◆ Task prompt:
Search the material for the word "document" and copy each line that holds it.

───── Dataset section ─────

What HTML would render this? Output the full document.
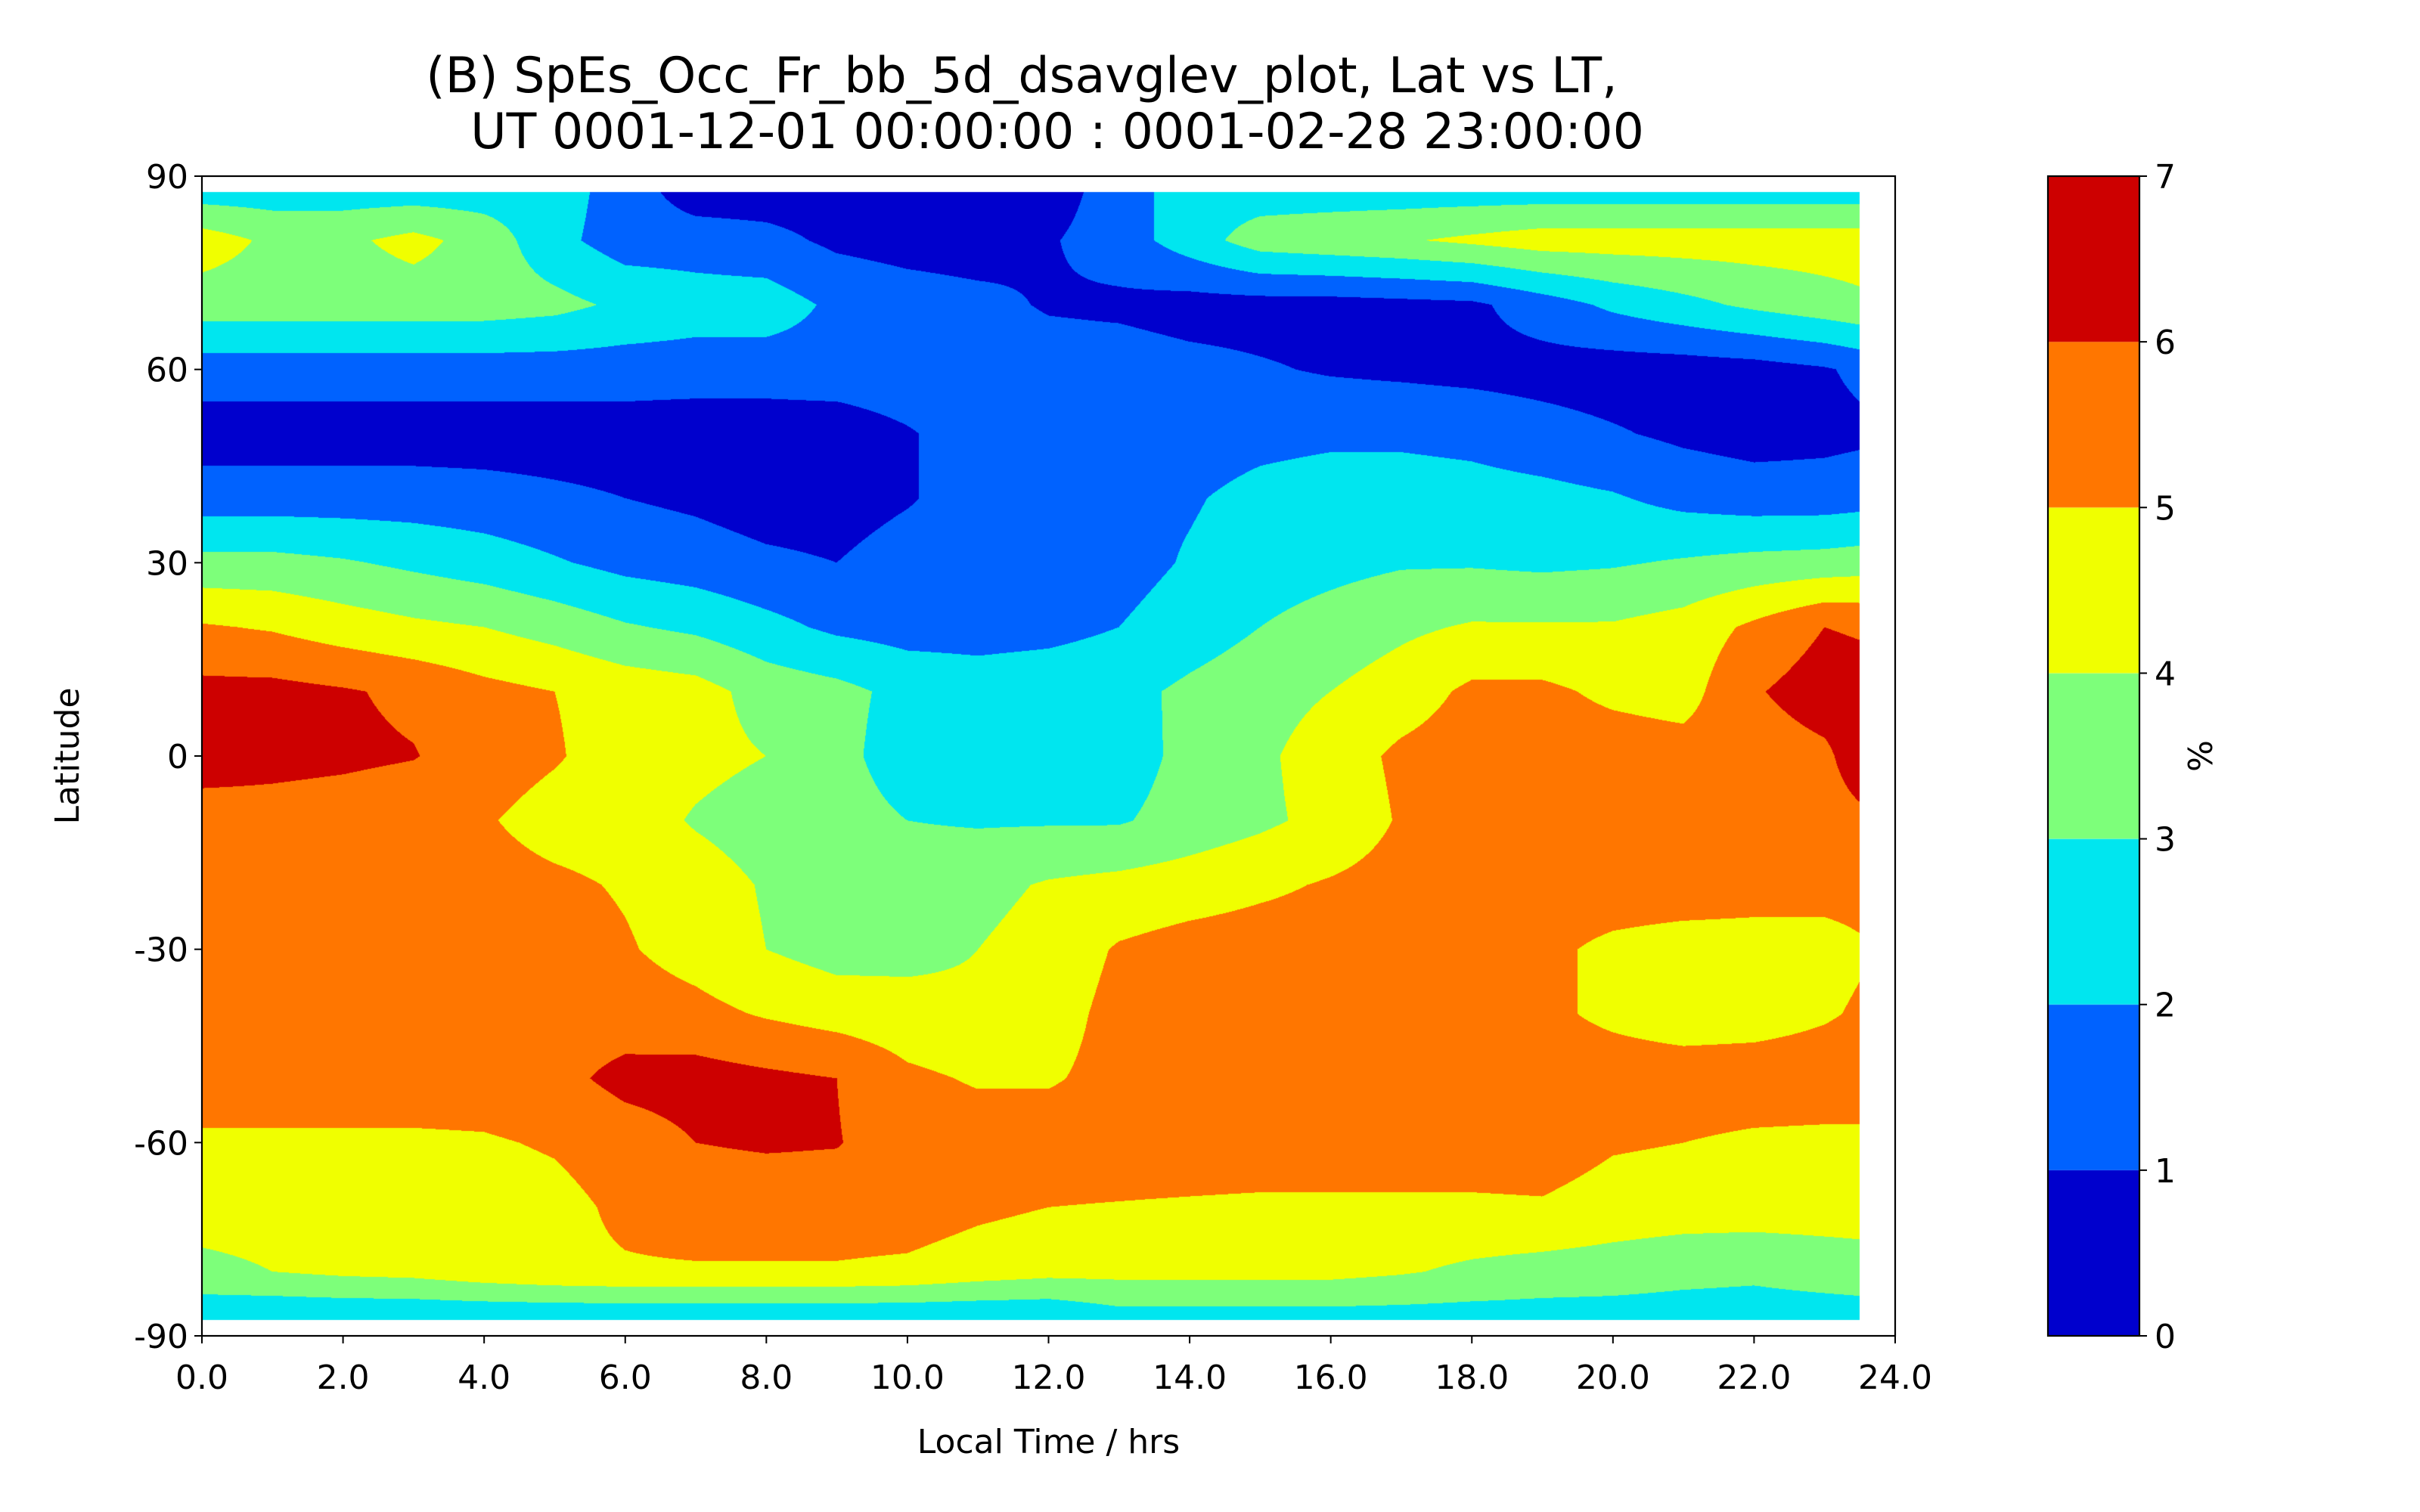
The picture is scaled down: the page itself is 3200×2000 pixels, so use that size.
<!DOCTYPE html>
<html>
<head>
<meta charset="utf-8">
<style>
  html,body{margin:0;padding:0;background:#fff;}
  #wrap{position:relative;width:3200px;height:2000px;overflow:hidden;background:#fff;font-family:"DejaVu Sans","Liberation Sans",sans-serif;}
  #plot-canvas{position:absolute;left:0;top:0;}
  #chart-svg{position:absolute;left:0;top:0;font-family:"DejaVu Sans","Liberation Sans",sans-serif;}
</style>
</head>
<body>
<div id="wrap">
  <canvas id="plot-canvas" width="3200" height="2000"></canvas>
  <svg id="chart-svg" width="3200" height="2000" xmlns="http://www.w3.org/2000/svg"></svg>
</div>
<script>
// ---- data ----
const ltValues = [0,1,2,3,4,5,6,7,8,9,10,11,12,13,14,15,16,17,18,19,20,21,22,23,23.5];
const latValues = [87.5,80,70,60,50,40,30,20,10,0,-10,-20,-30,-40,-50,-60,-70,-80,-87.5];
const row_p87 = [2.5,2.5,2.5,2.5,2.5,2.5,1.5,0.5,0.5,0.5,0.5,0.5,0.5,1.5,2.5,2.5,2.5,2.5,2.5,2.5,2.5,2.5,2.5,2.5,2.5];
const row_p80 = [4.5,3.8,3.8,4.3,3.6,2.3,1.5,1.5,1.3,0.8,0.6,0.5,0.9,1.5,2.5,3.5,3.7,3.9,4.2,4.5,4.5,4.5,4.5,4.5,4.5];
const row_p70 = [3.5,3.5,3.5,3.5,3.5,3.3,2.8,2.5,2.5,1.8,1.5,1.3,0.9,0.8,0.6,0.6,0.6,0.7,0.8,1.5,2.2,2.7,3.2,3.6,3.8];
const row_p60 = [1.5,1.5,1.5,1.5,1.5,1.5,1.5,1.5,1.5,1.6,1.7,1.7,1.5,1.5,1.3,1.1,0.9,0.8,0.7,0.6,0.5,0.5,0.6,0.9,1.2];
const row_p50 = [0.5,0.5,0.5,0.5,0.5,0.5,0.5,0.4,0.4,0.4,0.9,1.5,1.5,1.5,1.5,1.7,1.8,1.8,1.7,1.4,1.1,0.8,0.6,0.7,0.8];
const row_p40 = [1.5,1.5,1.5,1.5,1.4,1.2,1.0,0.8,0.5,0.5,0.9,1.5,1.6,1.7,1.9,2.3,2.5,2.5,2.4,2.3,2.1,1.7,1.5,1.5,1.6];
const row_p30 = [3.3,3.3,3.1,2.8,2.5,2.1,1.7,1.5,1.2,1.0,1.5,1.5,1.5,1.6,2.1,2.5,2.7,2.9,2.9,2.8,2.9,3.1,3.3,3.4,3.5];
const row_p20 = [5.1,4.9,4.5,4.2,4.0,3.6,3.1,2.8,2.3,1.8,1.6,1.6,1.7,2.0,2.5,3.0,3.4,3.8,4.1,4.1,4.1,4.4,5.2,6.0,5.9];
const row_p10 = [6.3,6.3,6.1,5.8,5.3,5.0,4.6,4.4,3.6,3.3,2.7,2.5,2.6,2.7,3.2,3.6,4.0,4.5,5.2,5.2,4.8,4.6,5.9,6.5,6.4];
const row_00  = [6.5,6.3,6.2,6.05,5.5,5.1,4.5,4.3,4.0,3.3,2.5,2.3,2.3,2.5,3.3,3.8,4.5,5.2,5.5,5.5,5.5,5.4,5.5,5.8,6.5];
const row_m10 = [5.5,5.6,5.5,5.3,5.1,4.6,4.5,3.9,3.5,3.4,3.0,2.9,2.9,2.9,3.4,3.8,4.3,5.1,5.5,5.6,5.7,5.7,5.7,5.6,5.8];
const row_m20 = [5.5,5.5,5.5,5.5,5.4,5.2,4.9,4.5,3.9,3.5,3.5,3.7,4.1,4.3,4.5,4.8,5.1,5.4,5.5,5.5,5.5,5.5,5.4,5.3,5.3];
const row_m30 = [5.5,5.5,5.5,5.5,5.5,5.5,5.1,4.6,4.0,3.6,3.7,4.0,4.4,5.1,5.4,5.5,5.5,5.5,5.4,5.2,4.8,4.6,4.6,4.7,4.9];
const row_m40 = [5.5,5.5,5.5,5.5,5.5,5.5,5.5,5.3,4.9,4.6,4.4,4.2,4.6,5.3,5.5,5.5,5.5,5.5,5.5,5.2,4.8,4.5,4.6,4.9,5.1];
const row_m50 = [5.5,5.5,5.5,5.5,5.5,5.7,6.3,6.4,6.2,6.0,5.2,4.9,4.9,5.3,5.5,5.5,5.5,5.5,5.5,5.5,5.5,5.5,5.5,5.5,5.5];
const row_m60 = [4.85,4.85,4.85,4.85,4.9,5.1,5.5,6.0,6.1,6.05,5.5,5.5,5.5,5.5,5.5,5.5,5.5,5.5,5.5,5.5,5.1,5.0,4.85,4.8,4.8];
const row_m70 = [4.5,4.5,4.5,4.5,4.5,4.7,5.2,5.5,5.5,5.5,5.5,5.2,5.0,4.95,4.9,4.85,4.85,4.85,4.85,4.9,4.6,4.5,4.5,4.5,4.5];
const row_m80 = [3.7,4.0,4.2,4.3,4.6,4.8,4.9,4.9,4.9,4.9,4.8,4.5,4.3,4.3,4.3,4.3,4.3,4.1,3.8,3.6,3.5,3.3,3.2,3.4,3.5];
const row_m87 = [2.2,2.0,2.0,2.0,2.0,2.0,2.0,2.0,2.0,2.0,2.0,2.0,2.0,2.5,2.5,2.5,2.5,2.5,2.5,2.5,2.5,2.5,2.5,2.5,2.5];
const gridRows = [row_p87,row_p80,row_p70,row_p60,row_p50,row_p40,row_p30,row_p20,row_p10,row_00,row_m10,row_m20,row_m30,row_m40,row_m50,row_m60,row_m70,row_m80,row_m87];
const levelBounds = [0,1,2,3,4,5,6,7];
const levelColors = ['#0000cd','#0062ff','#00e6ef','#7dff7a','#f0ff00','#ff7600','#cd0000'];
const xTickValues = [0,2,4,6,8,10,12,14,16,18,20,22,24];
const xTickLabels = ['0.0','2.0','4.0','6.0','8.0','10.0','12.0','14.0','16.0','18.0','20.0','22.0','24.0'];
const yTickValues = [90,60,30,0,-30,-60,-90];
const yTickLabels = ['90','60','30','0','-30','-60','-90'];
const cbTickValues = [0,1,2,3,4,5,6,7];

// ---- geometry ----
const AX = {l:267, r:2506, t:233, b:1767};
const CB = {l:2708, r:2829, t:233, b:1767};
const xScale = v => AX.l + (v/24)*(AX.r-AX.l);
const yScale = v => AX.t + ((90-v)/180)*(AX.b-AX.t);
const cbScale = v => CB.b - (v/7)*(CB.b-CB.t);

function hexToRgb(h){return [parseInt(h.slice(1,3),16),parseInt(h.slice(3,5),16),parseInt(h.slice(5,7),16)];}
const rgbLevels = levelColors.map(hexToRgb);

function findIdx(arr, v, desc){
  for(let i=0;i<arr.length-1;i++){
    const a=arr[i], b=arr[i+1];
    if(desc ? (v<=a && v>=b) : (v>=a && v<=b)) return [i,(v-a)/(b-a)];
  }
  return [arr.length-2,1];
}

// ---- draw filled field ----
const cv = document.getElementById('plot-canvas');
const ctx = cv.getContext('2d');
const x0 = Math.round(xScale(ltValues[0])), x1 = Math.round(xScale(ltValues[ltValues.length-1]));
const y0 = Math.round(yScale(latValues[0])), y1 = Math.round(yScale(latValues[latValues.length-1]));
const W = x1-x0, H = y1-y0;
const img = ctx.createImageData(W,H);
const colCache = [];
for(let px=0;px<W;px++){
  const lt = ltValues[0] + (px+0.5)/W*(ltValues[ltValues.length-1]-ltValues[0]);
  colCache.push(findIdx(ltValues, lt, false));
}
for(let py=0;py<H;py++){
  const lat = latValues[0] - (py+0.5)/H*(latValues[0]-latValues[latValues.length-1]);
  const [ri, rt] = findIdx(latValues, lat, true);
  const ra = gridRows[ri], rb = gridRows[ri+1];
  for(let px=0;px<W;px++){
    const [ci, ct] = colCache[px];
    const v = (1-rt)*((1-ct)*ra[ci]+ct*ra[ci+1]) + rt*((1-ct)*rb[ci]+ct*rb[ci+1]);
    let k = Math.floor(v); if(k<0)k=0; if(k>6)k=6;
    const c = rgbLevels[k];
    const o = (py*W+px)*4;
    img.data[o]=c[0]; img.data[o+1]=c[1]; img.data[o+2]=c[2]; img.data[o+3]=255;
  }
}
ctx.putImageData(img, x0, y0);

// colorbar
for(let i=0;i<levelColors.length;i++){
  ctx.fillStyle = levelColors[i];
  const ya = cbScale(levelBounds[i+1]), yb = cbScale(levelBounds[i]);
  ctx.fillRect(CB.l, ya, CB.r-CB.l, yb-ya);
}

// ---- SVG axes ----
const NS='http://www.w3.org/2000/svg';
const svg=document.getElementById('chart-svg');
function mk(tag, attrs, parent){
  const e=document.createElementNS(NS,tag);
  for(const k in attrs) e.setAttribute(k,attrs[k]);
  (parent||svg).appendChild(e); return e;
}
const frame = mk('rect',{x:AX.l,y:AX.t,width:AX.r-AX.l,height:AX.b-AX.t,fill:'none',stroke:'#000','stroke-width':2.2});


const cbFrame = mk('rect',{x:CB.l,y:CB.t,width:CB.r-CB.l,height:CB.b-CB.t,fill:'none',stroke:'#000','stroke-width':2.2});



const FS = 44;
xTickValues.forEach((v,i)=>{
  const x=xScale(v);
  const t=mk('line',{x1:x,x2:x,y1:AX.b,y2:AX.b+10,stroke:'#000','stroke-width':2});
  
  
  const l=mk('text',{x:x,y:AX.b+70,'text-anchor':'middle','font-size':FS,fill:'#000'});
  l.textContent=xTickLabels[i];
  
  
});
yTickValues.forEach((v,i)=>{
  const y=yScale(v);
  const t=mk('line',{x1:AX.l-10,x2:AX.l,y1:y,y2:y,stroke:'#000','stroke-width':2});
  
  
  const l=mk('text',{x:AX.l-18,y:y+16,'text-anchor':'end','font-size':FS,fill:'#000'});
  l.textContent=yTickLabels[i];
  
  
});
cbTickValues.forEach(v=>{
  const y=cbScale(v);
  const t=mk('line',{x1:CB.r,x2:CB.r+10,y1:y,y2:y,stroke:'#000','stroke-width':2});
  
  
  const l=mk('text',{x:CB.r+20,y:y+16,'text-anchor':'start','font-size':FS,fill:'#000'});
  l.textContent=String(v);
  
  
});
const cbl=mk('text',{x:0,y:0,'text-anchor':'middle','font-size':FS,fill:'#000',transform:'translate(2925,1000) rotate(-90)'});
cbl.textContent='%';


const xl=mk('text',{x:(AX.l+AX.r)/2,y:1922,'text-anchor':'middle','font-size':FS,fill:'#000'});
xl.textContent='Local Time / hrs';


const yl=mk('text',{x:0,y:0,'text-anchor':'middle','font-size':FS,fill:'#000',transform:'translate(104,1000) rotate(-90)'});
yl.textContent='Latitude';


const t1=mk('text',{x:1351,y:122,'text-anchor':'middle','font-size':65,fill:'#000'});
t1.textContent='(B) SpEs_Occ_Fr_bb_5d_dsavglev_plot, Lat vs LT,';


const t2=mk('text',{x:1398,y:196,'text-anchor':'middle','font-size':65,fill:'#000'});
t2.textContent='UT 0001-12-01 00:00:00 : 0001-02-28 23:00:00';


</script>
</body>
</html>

─────

◆ Final answer:
What HTML would render this? Output the full document.
const cv = document.getElementById('plot-canvas');
const svg=document.getElementById('chart-svg');
  const e=document.createElementNS(NS,tag);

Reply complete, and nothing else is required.